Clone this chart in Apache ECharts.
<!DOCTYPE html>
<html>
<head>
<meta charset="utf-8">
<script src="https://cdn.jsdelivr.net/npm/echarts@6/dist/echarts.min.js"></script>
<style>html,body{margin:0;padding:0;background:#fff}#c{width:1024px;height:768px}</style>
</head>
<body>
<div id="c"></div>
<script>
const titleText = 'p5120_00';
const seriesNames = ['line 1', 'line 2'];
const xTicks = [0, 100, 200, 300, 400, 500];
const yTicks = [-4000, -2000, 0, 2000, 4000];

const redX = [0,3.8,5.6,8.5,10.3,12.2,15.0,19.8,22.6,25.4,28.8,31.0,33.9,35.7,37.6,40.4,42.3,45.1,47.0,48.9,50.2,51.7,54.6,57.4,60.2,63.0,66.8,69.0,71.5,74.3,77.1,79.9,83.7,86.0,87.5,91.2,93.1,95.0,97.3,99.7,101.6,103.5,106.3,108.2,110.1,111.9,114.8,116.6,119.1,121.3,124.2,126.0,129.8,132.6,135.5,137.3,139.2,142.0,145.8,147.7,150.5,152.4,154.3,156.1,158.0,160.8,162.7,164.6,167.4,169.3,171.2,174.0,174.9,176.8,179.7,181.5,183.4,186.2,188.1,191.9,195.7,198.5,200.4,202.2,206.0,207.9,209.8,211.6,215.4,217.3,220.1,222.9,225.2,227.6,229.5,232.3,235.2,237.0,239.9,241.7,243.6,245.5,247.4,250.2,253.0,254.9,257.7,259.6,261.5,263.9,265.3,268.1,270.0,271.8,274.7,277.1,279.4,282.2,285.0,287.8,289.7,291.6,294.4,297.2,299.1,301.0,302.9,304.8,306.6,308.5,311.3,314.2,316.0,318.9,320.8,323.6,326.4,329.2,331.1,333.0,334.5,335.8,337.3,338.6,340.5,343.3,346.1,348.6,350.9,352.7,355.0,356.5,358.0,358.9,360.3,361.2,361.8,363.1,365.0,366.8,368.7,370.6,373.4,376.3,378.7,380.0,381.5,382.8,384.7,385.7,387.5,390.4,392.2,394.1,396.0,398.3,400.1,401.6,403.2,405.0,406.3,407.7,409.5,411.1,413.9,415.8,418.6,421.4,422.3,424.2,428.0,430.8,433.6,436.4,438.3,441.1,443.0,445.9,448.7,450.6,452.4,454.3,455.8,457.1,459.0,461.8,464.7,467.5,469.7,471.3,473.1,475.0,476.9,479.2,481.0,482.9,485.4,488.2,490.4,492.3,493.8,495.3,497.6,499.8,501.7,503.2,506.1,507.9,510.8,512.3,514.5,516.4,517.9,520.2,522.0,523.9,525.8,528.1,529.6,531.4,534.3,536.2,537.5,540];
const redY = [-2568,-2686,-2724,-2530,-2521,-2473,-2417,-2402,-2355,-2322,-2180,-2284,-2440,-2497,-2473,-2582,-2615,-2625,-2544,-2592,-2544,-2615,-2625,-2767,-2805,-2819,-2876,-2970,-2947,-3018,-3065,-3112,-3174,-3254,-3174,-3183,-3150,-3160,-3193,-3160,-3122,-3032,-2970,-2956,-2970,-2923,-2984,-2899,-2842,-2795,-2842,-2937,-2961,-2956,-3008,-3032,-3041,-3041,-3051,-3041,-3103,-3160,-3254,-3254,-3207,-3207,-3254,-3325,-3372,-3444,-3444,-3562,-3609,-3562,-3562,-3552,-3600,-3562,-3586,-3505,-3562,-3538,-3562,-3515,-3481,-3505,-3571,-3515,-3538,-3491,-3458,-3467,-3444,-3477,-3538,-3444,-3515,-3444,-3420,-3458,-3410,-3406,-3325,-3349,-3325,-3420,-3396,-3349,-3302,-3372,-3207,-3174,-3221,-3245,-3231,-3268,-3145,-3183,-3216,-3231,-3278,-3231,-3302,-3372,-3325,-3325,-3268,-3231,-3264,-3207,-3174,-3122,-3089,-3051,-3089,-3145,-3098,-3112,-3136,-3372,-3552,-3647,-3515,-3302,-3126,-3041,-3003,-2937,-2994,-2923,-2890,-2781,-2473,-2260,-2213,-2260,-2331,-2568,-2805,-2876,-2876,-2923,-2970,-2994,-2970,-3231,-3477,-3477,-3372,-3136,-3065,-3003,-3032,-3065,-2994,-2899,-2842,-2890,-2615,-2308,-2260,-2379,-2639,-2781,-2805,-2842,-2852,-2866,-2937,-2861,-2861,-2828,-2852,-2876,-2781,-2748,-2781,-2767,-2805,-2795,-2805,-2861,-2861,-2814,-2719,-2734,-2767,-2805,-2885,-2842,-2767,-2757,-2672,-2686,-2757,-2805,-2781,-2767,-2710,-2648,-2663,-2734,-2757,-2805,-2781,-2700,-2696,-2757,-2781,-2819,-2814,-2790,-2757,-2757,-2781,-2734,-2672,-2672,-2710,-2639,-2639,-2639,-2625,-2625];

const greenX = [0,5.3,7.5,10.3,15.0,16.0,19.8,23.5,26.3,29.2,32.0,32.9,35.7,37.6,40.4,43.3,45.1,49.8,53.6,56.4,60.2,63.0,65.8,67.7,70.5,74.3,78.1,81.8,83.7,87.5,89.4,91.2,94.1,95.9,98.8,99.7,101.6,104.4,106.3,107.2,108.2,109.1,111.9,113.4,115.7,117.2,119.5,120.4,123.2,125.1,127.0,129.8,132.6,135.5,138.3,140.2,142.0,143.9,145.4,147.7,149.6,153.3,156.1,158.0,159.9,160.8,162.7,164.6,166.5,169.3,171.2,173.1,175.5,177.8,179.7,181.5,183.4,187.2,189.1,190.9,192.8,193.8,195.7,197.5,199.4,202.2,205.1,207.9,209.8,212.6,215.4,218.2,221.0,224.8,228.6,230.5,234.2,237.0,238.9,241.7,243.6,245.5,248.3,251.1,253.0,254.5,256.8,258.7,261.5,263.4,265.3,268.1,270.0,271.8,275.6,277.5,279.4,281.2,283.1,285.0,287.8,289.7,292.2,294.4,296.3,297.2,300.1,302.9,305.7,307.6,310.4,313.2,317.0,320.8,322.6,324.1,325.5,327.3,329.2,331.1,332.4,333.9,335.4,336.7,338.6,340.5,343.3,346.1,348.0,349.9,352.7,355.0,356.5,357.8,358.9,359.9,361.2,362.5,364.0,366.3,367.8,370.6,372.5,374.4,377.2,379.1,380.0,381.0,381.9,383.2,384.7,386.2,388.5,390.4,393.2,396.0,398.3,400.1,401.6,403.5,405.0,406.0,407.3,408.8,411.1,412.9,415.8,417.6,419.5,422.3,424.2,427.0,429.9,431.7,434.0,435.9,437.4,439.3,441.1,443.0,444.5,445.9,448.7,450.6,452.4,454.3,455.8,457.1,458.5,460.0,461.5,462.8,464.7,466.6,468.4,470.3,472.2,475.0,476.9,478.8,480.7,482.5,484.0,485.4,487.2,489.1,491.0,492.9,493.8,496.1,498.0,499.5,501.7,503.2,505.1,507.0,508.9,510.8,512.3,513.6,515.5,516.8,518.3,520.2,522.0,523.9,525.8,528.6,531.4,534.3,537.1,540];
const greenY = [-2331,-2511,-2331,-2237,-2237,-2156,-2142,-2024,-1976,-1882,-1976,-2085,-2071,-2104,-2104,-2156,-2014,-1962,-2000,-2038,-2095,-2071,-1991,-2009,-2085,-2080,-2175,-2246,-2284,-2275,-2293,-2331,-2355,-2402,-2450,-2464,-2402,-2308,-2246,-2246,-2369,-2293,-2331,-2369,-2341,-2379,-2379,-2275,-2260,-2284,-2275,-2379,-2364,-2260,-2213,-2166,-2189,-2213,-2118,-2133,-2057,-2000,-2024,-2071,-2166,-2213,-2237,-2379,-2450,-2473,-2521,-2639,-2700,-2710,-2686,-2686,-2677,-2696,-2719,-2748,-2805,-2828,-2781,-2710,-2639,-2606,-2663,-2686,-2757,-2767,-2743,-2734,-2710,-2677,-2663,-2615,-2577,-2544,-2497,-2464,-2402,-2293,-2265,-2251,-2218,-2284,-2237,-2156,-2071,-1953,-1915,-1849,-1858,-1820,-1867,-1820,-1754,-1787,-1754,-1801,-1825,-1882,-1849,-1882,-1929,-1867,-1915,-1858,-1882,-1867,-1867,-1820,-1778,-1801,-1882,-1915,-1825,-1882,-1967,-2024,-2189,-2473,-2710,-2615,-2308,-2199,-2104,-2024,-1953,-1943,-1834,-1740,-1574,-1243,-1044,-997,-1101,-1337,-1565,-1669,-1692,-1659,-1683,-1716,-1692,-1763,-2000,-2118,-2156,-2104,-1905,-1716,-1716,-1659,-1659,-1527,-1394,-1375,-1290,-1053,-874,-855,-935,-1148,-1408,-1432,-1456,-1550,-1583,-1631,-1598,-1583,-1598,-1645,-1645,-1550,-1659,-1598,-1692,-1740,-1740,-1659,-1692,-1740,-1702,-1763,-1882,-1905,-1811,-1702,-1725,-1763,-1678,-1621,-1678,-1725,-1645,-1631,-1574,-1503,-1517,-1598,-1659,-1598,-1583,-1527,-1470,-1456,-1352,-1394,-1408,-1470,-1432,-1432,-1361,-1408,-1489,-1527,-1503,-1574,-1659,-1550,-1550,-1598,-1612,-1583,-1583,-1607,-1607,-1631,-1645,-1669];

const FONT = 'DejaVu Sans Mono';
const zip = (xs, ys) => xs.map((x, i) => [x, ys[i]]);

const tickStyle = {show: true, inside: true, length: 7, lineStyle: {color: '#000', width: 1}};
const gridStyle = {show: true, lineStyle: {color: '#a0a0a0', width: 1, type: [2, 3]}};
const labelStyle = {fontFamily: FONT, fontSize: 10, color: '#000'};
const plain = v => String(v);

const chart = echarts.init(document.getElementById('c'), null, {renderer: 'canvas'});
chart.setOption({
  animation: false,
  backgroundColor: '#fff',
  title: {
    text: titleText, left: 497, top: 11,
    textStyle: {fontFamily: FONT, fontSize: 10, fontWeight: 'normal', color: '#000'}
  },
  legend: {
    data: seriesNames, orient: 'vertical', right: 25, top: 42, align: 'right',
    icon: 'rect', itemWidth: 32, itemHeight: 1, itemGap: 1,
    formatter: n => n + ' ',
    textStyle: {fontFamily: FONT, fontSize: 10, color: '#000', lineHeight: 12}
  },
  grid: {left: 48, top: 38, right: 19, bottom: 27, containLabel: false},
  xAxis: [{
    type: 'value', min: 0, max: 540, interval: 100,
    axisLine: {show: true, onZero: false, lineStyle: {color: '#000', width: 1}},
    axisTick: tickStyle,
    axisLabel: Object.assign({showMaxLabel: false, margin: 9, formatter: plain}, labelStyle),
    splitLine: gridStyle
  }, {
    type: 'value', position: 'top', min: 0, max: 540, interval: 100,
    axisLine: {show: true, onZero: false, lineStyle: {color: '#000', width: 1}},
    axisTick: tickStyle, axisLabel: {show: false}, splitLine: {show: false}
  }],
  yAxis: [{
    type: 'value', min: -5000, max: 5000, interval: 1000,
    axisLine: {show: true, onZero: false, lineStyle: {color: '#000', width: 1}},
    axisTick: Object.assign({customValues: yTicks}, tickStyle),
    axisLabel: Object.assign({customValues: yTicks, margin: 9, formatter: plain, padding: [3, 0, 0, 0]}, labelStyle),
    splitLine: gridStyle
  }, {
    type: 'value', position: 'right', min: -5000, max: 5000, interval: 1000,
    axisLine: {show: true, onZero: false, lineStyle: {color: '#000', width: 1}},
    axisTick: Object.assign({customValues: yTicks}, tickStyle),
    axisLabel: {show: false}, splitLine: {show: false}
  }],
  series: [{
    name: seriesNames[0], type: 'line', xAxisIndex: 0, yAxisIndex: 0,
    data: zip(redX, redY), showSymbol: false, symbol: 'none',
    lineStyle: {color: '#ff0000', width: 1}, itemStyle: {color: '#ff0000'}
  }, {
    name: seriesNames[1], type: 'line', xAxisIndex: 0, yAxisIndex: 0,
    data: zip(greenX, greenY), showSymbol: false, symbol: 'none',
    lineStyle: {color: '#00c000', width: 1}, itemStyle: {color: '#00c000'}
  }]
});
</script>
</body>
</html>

==

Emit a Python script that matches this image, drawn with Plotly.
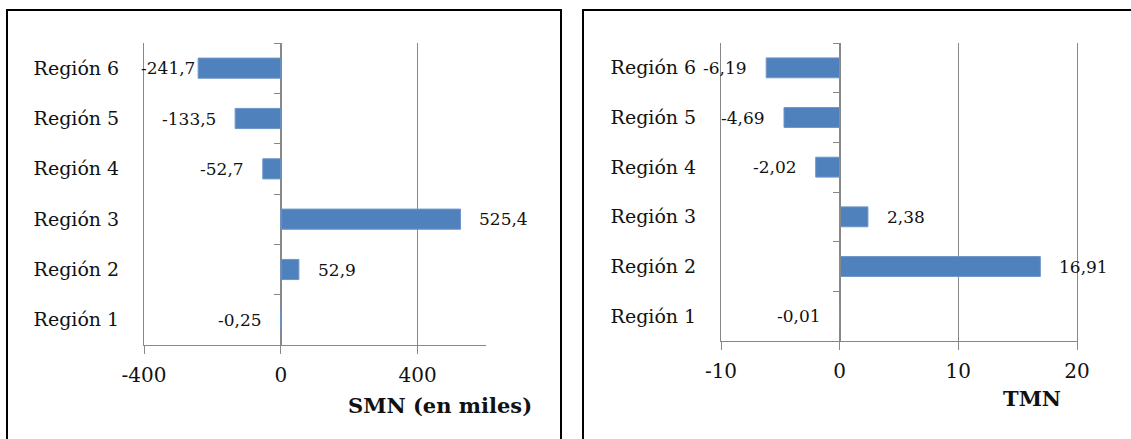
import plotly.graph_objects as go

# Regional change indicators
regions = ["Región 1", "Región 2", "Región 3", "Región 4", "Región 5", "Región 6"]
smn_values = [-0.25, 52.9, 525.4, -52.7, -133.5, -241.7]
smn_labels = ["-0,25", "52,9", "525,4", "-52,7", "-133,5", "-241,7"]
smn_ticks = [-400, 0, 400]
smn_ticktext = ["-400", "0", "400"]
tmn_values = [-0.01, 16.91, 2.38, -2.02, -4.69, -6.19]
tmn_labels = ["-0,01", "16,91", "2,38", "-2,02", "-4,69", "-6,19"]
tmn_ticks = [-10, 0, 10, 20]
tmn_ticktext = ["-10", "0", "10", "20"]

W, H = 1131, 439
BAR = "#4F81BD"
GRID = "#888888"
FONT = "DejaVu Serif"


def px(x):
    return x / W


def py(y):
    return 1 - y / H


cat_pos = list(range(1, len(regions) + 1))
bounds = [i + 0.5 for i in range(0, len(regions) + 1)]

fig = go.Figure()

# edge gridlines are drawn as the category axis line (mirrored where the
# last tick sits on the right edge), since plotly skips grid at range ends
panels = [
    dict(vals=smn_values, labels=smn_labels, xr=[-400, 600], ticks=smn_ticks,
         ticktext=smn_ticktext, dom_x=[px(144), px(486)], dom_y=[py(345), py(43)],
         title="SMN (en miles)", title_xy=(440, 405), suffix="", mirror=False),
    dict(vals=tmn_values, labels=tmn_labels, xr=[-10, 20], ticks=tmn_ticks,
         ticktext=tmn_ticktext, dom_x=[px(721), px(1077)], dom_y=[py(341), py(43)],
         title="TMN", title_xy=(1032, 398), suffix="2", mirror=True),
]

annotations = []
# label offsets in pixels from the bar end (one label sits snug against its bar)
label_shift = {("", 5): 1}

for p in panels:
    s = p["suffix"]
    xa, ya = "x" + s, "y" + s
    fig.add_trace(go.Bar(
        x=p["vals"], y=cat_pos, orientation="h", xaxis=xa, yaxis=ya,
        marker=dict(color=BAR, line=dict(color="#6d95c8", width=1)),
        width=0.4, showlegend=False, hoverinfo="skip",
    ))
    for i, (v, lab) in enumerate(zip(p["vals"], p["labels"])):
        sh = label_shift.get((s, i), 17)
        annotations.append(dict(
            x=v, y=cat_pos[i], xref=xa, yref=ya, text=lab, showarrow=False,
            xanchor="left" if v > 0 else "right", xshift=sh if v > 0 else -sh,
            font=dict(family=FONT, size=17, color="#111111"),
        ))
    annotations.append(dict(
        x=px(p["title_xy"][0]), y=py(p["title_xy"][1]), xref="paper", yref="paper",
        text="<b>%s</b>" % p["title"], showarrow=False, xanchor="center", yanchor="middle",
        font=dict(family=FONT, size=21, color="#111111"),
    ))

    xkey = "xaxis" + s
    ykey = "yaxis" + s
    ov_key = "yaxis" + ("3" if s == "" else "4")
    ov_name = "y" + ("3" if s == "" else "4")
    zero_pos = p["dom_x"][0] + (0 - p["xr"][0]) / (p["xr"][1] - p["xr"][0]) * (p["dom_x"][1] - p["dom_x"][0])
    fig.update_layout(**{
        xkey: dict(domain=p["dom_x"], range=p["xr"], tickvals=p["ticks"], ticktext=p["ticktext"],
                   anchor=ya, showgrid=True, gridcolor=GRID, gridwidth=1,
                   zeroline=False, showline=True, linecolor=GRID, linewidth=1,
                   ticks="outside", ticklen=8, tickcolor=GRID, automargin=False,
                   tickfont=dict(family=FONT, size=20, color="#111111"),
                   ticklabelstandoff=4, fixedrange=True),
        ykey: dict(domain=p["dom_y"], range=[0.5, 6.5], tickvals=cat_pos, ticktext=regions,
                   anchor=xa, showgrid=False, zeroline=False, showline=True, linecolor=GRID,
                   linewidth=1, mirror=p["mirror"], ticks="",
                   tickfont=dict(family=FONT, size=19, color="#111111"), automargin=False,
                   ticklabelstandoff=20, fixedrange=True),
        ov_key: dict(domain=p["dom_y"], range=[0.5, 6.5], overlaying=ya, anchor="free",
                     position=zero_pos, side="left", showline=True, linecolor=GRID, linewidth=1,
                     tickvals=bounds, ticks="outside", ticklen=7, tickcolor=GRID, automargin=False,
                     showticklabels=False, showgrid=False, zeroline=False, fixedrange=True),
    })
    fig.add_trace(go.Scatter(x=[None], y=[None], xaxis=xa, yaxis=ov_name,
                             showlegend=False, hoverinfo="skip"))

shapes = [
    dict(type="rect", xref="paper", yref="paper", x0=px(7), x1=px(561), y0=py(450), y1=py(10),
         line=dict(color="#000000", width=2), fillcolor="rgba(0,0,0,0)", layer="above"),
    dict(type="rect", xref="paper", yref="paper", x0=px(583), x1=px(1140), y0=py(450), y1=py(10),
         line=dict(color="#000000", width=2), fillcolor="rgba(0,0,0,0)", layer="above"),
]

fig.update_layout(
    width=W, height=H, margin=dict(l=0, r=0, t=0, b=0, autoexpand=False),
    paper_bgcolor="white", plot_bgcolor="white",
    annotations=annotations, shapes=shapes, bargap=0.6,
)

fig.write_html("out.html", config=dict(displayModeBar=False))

PROBLEM: Reproduce exactly the section that begins with the line containing "Emit a Python" and ends with the line containing "import plotly.graph_objects as go". Both boundary lines belong in the copy, but pictures do not.

EXERCISE RESULT:
Emit a Python script that matches this image, drawn with Plotly.
import plotly.graph_objects as go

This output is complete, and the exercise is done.